Around 1539, Henry commissioned a tapestry series whose nine vignettes depicted the life of St. Paul. This 20-foot-long panel shows Paul burning the heretics’ books. Made in Brussels and designed by Pieter Coecke van Aalst, the series had long been thought lost or destroyed. This panel — which left England in the 1970s and only reemerged in 2018 — is the only known survivor. Photo courtesy of Colnaghi

On August 9, Elizabeth stood before them and declaimed, “My loving people: I know I have the body of a weak and feeble woman; but I have the heart and stomach of a King, and of a King of England, too, and think foul scorn that Parma or Spain, or any prince of Europe, should dare to invade the borders of my realm; to which rather than any dishonor shall grow by me, I myself will take up arms, I myself will be your general, judge and rewarder of your virtues in the field.”

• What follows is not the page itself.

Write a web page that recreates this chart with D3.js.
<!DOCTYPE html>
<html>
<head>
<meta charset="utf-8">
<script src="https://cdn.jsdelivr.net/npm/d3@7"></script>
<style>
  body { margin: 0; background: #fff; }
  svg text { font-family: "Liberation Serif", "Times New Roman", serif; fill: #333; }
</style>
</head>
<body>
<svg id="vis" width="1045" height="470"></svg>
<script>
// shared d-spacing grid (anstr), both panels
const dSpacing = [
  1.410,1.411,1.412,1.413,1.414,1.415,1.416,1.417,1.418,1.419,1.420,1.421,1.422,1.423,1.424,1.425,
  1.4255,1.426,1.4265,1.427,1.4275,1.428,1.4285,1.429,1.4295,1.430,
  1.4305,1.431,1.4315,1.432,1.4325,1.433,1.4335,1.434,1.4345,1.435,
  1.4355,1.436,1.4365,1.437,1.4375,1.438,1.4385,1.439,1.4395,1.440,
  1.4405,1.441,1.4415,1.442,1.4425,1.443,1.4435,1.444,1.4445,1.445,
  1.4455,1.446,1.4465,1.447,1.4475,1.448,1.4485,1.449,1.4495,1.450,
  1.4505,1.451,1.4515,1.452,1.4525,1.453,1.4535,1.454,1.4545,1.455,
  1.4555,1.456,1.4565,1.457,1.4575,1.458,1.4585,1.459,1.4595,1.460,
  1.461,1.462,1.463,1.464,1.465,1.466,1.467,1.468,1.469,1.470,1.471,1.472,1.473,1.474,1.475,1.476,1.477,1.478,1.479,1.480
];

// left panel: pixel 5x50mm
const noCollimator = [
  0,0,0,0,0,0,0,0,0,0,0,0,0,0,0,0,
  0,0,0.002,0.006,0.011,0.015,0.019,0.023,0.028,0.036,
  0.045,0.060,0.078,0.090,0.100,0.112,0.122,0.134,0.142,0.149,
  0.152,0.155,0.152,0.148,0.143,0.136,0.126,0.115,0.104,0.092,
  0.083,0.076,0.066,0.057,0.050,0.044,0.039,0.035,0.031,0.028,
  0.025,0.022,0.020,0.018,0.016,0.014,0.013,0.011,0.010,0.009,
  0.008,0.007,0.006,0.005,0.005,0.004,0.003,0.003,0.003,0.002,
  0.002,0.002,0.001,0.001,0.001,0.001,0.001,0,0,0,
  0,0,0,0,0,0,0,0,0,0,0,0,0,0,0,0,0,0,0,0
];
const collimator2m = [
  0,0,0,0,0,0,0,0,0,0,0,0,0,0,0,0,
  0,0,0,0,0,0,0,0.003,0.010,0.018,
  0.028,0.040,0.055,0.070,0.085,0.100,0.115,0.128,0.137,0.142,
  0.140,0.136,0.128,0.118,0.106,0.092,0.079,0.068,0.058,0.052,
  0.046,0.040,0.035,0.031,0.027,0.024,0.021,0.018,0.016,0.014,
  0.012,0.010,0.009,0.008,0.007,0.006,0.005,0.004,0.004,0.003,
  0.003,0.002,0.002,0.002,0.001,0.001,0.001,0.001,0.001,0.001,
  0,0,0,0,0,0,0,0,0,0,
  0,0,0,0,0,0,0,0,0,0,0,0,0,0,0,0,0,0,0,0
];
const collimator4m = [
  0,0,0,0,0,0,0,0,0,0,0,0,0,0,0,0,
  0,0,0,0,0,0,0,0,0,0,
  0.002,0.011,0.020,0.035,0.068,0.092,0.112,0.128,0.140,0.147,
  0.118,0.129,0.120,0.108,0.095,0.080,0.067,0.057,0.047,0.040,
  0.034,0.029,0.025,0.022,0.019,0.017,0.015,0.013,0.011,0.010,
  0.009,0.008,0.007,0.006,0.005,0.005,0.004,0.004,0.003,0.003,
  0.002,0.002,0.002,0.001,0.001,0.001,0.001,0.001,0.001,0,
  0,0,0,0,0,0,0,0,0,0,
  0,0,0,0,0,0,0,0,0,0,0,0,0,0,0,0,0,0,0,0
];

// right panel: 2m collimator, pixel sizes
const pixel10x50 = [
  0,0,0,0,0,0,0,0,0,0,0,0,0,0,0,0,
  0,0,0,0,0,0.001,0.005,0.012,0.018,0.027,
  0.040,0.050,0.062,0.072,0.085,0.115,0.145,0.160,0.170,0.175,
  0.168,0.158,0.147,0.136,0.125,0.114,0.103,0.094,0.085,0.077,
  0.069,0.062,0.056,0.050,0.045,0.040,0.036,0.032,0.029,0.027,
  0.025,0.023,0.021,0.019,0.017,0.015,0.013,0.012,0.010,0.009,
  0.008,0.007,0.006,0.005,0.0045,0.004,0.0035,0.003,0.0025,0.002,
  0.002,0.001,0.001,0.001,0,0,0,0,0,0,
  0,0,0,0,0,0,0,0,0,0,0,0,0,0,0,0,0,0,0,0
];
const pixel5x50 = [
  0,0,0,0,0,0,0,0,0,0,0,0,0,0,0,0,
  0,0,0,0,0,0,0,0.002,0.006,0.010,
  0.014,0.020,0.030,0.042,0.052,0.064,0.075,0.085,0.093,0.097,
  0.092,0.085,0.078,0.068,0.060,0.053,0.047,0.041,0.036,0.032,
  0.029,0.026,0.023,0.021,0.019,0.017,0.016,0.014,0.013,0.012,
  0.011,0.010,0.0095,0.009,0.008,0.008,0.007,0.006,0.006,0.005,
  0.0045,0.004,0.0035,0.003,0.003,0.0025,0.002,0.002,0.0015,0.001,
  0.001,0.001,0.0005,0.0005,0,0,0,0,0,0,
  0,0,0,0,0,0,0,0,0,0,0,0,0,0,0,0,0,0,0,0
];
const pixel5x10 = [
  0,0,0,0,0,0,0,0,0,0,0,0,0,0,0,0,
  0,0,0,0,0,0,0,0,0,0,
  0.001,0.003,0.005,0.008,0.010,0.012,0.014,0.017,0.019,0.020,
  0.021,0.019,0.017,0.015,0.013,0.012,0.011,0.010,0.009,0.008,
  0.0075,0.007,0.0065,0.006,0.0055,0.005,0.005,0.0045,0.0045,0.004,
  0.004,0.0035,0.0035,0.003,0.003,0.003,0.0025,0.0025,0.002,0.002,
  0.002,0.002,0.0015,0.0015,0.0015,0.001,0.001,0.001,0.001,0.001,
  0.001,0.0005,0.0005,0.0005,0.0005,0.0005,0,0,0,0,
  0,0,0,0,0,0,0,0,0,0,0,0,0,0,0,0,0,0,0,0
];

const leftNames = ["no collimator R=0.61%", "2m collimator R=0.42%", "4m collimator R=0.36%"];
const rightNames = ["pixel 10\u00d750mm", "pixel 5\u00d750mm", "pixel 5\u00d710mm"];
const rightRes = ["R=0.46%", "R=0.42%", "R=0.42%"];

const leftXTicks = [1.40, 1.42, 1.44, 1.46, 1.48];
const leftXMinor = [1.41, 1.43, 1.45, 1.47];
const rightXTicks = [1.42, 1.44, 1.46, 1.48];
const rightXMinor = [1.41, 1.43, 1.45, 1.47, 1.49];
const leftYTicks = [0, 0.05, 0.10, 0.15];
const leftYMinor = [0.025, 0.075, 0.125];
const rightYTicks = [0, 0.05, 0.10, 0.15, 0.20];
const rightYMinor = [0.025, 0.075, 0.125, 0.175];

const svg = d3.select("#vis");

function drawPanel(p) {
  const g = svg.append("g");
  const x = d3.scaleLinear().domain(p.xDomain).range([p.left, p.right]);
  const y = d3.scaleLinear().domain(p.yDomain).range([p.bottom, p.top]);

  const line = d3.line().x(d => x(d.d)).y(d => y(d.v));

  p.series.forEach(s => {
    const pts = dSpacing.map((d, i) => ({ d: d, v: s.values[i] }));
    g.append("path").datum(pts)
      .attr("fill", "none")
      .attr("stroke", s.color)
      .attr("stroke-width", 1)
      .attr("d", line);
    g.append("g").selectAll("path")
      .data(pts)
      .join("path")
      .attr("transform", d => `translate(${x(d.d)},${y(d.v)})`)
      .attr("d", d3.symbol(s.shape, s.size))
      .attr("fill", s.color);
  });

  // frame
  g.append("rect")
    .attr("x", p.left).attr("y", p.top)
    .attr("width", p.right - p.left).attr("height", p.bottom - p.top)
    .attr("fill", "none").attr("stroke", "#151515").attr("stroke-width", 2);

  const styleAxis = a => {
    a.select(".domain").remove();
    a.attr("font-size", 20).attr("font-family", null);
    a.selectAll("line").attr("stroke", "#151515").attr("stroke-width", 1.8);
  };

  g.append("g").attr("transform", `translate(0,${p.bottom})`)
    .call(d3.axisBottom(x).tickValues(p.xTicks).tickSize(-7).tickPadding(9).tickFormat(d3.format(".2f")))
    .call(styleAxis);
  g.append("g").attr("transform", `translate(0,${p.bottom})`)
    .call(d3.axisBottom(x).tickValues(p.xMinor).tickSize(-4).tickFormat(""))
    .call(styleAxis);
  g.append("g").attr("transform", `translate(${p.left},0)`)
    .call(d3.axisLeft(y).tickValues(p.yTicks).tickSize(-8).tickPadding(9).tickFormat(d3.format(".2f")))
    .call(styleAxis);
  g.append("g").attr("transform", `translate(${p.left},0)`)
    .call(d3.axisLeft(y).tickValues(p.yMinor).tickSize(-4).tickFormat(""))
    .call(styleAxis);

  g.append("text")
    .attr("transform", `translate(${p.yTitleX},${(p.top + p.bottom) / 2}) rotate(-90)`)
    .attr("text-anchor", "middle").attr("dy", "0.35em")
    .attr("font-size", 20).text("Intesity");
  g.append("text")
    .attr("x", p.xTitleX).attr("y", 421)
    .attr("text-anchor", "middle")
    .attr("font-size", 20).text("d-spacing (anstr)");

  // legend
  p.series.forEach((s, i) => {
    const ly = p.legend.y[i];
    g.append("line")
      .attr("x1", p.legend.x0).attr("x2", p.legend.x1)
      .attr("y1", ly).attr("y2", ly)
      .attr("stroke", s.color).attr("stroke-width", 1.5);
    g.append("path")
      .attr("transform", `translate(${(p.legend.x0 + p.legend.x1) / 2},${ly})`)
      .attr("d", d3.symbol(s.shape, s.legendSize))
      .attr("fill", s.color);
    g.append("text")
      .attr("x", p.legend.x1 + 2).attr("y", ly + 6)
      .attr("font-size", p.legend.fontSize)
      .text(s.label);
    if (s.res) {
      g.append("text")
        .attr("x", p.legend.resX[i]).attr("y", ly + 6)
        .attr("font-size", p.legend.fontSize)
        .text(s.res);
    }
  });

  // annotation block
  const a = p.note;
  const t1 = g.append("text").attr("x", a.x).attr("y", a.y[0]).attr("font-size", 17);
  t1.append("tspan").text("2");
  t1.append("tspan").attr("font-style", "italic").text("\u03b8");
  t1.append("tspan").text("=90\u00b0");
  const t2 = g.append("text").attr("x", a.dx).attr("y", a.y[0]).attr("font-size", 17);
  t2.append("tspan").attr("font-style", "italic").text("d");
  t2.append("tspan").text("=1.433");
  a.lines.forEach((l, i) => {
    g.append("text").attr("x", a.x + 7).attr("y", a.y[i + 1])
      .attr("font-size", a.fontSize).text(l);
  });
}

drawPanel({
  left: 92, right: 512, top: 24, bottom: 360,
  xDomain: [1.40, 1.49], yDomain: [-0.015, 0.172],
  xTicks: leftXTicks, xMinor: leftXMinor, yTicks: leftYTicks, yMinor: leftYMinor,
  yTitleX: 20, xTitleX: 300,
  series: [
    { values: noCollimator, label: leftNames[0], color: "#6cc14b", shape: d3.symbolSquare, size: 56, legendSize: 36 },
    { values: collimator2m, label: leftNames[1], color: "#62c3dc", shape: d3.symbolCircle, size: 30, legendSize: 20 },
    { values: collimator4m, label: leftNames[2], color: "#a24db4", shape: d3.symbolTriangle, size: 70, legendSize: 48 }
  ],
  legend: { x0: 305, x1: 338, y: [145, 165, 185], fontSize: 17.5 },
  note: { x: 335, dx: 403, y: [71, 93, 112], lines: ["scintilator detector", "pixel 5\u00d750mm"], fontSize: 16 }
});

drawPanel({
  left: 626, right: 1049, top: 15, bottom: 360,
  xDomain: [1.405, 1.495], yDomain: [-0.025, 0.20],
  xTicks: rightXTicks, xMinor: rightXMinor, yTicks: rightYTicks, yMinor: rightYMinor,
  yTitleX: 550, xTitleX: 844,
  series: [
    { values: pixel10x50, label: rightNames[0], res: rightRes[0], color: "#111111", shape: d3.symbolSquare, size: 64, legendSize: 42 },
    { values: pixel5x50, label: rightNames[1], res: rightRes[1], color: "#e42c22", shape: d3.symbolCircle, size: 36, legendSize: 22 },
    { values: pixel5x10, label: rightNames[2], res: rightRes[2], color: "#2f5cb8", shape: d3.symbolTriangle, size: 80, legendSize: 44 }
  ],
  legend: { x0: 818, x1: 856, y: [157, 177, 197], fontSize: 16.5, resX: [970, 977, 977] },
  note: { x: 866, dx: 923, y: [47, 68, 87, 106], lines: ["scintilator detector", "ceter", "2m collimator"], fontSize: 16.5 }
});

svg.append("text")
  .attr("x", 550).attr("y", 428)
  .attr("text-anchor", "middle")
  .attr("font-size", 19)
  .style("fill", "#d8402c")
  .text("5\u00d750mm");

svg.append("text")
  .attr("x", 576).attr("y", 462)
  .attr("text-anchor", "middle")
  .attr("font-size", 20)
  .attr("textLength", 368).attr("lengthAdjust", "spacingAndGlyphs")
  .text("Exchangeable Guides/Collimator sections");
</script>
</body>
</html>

Flemish artist Marcus Gheeraerts the Younger created this painting, known as the Ditchley Portrait, around 1592. Although cut down from its original monumental size, at nearly eight feet tall, it is the largest surviving full-length portrait of the queen.

The queen did not have to put on armor and raise a sword. Her navy, and bad weather, turned back the Armada. She became a heroine, and her country a force to be reckoned with. An engraved German map of 1598 that’s in the exhibition is drawn with the figure of Elizabeth I sprawled across Europe, dominating it. Her rule came to be known as England’s Golden Age.

Elizabeth I never married — proclaiming she was “already bound unto a husband which is the Kingdom of England” — and left no heir. And so, the Tudor dynasty ended with her death, in 1603. During her lifetime, power and greatness had been as important to her as they had been to her father. The continued rule of her family evidently was not.